It is required that the lines from the top of the listing through the line with "ax = fig.add_axes([0.1005, 0.1656, 0.8782, 0.7211])" be reproduced exactly, excluding pictures.
---- Data block
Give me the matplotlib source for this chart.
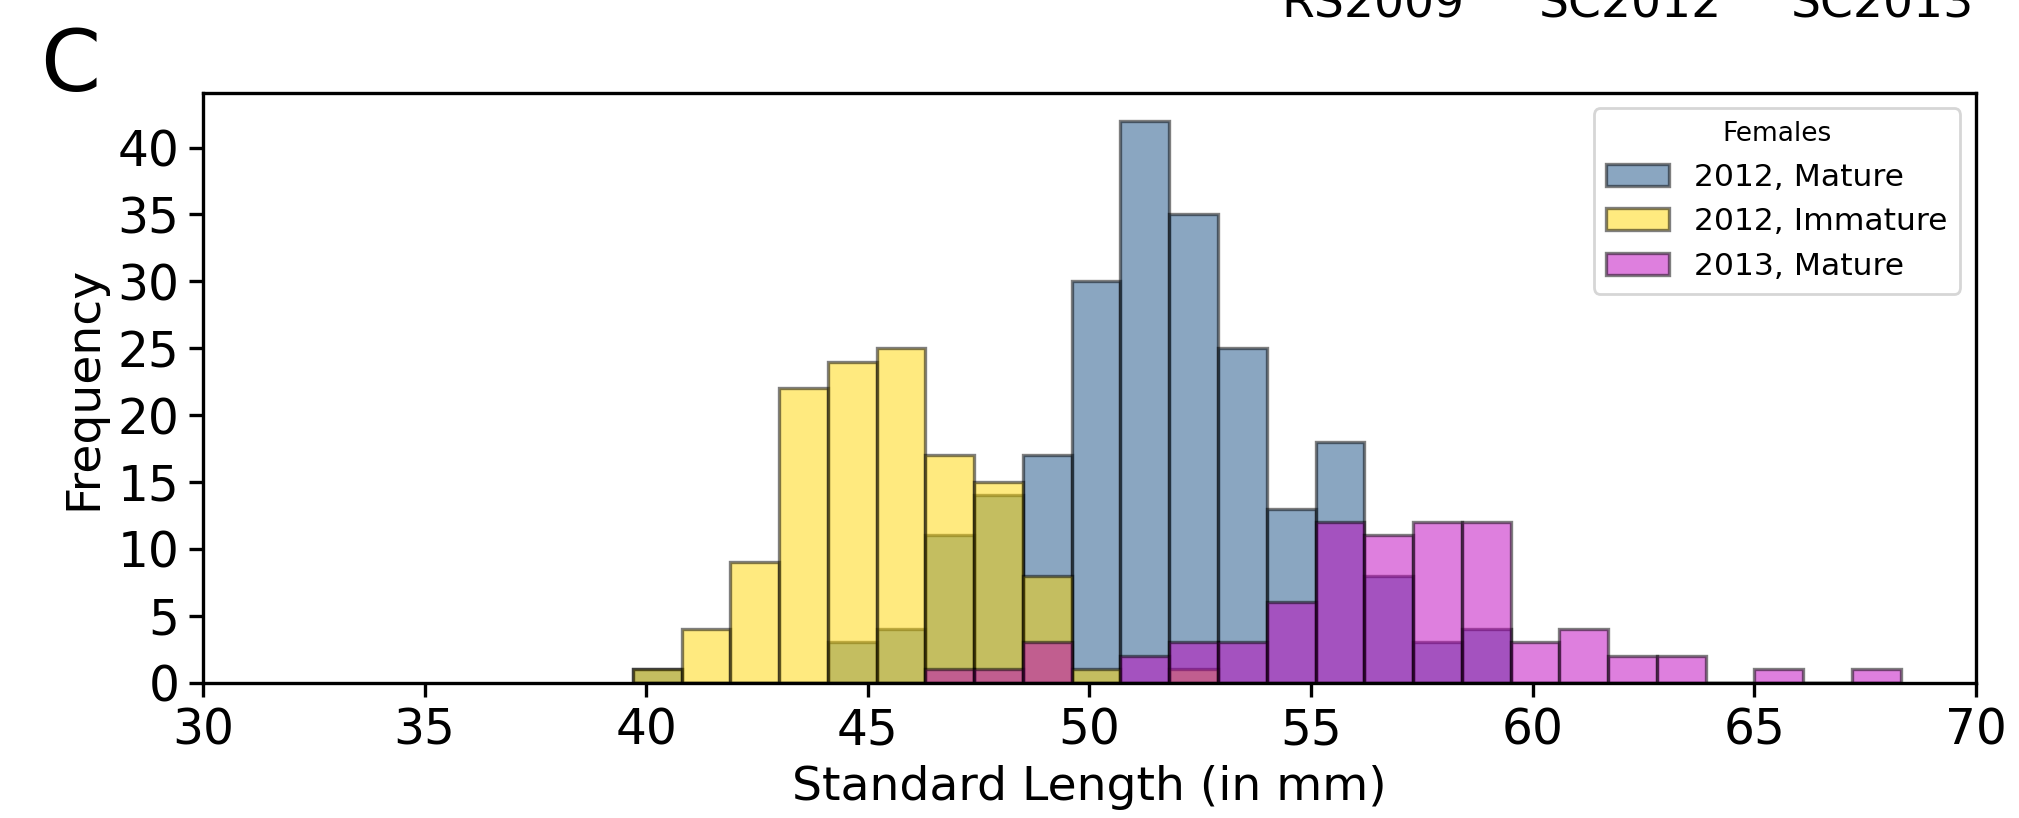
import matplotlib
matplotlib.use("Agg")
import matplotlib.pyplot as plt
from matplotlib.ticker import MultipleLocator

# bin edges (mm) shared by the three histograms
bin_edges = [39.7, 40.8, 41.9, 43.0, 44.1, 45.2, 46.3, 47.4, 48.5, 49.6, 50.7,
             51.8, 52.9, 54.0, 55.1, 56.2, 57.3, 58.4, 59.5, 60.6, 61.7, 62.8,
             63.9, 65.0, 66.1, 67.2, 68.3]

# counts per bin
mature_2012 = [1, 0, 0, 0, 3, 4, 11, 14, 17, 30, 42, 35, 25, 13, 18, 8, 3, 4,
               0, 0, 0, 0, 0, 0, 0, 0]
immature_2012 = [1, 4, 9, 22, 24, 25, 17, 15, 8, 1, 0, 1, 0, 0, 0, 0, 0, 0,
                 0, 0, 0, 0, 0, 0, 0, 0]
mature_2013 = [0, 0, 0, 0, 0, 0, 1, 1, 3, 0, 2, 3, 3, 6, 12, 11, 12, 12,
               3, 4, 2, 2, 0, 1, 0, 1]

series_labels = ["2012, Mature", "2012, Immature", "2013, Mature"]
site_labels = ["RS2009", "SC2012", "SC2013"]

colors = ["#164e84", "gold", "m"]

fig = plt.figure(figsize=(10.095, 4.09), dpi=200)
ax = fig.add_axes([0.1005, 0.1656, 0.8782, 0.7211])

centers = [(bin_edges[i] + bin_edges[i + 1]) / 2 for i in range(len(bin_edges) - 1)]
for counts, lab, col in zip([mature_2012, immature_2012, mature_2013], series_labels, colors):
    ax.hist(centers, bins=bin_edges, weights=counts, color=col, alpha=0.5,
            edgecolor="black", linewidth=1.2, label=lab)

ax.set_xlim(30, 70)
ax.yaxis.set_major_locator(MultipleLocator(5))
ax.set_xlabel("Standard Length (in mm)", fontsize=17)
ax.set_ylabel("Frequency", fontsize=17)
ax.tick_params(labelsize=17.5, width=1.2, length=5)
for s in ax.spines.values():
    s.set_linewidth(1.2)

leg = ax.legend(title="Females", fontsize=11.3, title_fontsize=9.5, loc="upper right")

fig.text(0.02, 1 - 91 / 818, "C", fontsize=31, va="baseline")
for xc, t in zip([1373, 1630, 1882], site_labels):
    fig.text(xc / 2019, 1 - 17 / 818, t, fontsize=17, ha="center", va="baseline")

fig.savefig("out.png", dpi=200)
--------
* **Written solution**
Give me the matplotlib source for this chart.
import matplotlib
matplotlib.use("Agg")
import matplotlib.pyplot as plt
from matplotlib.ticker import MultipleLocator

# bin edges (mm) shared by the three histograms
bin_edges = [39.7, 40.8, 41.9, 43.0, 44.1, 45.2, 46.3, 47.4, 48.5, 49.6, 50.7,
             51.8, 52.9, 54.0, 55.1, 56.2, 57.3, 58.4, 59.5, 60.6, 61.7, 62.8,
             63.9, 65.0, 66.1, 67.2, 68.3]

# counts per bin
mature_2012 = [1, 0, 0, 0, 3, 4, 11, 14, 17, 30, 42, 35, 25, 13, 18, 8, 3, 4,
               0, 0, 0, 0, 0, 0, 0, 0]
immature_2012 = [1, 4, 9, 22, 24, 25, 17, 15, 8, 1, 0, 1, 0, 0, 0, 0, 0, 0,
                 0, 0, 0, 0, 0, 0, 0, 0]
mature_2013 = [0, 0, 0, 0, 0, 0, 1, 1, 3, 0, 2, 3, 3, 6, 12, 11, 12, 12,
               3, 4, 2, 2, 0, 1, 0, 1]

series_labels = ["2012, Mature", "2012, Immature", "2013, Mature"]
site_labels = ["RS2009", "SC2012", "SC2013"]

colors = ["#164e84", "gold", "m"]

fig = plt.figure(figsize=(10.095, 4.09), dpi=200)
ax = fig.add_axes([0.1005, 0.1656, 0.8782, 0.7211])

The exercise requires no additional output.